Le priorità da non dimenticare: sicurezza per il lavoro, sicurezza pere il territorio.
È inutile ripeterci, oggi la parola chiave per cambiare rotta in questo Paese è: sicurezza. Sicurezza sul lavoro, sicurezza da ripristinare in troppi territori la cui fragilità oggi è rappresentata dalla tragedia naturale, ma non troppo, di Ischia.
Ed è inutile girarci attorno: mancano oggi alla politica tre elementi fondamentali per una svolta significativa: saper progettare, saper indicare le priorità reali, saper affrontare i problemi di fondo del Paese aprendosi con continuità al contributo delle parti sociali ed in particolare alla esperienza sindacale.
Non ci vorrebbe molto a capire che si deve uscire dalle polemiche strumentali, dalle invettive, dalle sceneggiate televisive se si vuole restituire al Paese l’immagine di una politica che sa occuparsi delle questioni vitali e sa indirizzare il Paese su percorsi pluriennali di interventi, mirati, realizzati con un ampio consenso, senza disperdere risorse e proposte.
Oppure vogliamo continuare unicamente sulla strada dei bonus straordinari? È questo il limite massimo oltre il quale la politica non sa andare? Se davvero fosse così ci sarebbe da restare assai poco ottimisti.

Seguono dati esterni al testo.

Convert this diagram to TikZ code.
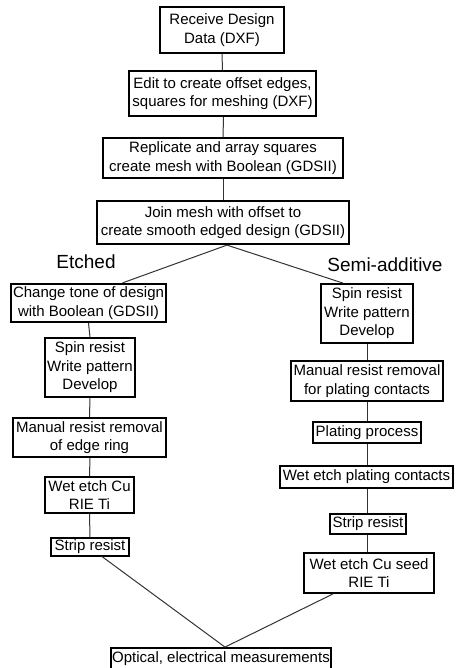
\documentclass[tikz,border=0pt]{standalone}
\usepackage{fontspec}
\setmainfont{Liberation Sans}
\tikzset{
  box/.style={draw=black, line width=2.2pt, inner sep=0pt, align=center, font=\fontsize{15}{18.5}\selectfont},
  thinbox/.style={box, line width=1.1pt},
  conn/.style={draw=black!80, line width=1pt},
  lab/.style={font=\fontsize{19}{22}\selectfont, inner sep=0pt}
}
\begin{document}
\begin{tikzpicture}[x=1pt,y=-1pt]
\useasboundingbox (0,0) rectangle (456,668);
% main column
\node[box, minimum width=124pt, minimum height=46pt] (B1) at (222,30) {Receive Design\\Data (DXF)};
\node[box, minimum width=187pt, minimum height=45pt] (B2) at (222.5,93.5) {Edit to create offset edges,\\squares for meshing (DXF)};
\node[thinbox, minimum width=240pt, minimum height=40pt] (B3) at (223,158) {Replicate and array squares\\create mesh with Boolean (GDSII)};
\node[box, minimum width=252pt, minimum height=43pt] (B4) at (223,222.5) {Join mesh with offset to\\create smooth edged design (GDSII)};
% labels
\node[lab] (E) at (86,262) {Etched};
\node[lab] (S) at (385,265) {Semi-additive};
% left column
\node[box, minimum width=155pt, minimum height=38pt] (L1) at (88.5,303) {Change tone of design\\with Boolean (GDSII)};
\node[box, line width=1.8pt, minimum width=90pt, minimum height=59pt] (L2) at (90,367.5) {Spin resist\\Write pattern\\Develop};
\node[box, minimum width=153pt, minimum height=39pt] (L3) at (89.5,437.5) {Manual resist removal\\of edge ring};
\node[box, line width=1.8pt, minimum width=89pt, minimum height=36pt] (L4) at (89.5,495) {Wet etch Cu\\RIE Ti};
\node[thinbox, minimum width=78pt, minimum height=18pt] (L5) at (90,547) {Strip resist};
% right column
\node[box, line width=1.8pt, minimum width=92pt, minimum height=59pt] (R1) at (367,313.5) {Spin resist\\Write pattern\\Develop};
\node[box, minimum width=152pt, minimum height=40pt] (R2) at (367,381) {Manual resist removal\\for plating contacts};
\node[thinbox, minimum width=108pt, minimum height=21pt] (R3) at (367,432.5) {Plating process};
\node[box, line width=1.8pt, minimum width=173pt, minimum height=22pt] (R4) at (366.5,477) {Wet etch plating contacts};
\node[thinbox, minimum width=76pt, minimum height=20pt] (R5) at (368,524) {Strip resist};
\node[box, line width=1.8pt, minimum width=130pt, minimum height=40pt] (R6) at (369,573) {Wet etch Cu seed\\RIE Ti};
% final
\node[box, line width=1.8pt, minimum width=220pt, minimum height=21pt] (M) at (221,658.5) {Optical, electrical measurements};
% connectors
\draw[conn] (B1.south) -- (B2.north);
\draw[conn] ([xshift=1pt]B2.south) -- ([xshift=0pt]B3.north);
\draw[conn] (B3.south) -- (B4.north);
\draw[conn] ([xshift=4pt]B4.south) -- ([xshift=34pt]L1.north);
\draw[conn] ([xshift=4pt]B4.south) -- ([xshift=-24pt]R1.north);
\draw[conn] (L1.south) -- (L2.north);
\draw[conn] (L2.south) -- (L3.north);
\draw[conn] ([xshift=0.5pt]L3.south) -- (L4.north);
\draw[conn] (L4.south) -- (L5.north);
\draw[conn] (R1.south) -- (R2.north);
\draw[conn] (R2.south) -- (R3.north);
\draw[conn] (R3.south) -- ([xshift=0.5pt]R4.north);
\draw[conn] ([xshift=0.5pt]R4.south) -- ([xshift=-1pt]R5.north);
\draw[conn] ([xshift=-1pt]R5.south) -- ([xshift=-2pt]R6.north);
\draw[conn] ([xshift=12pt]L5.south) -- ([xshift=4pt]M.north);
\draw[conn] ([xshift=-36pt]R6.south) -- ([xshift=4pt]M.north);
\end{tikzpicture}
\end{document}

È evidente che su alcune questioni occorre andare oltre le logiche di schieramento per costruire invece politiche di riassetto dei territori, delle periferie, delle scuole, del patrimonio artistico. Certo ci vorranno molti anni e molti soldi. Gli anni vanno sottratti ai no pregiudiziali, alle vanità di bandiera, alle sirene clientelari. Le risorse intanto potrebbero essere recuperate da una attenta revisione del Pnnr che probabilmente avrebbe una attenzione positiva da parte dell’Europa. Ma ci vuole più coraggio e più disponibilità al confronto. Anche nella nostra regione, a Roma, tutto questo sarebbe assai utile. E potrebbe suggerire un diverso modo di fare quello che serve veramente.
Altrimenti lo scenario rimane quello angosciante di Ischia: vittime, dissesto, “riscoperta” dell’abusivismo, molti più soldi per riparare quello che la natura ha provocato.
Ma ci vuole anche dell’altro: è ora di finirla con l’ambientalismo di maniera.
Il primo, vero ambientalismo, è quello di curare la qualità del territorio che vuol
dire vivibilità e sicurezza per tutti. Altro che lotta al CO2, prima troviamo il modo pere convivere con i mutamenti climatici ed i fenomeni naturali senza dover subire tragedie e distruzioni di ricchezza. Bisogna tornare con i piedi per terra. In fretta.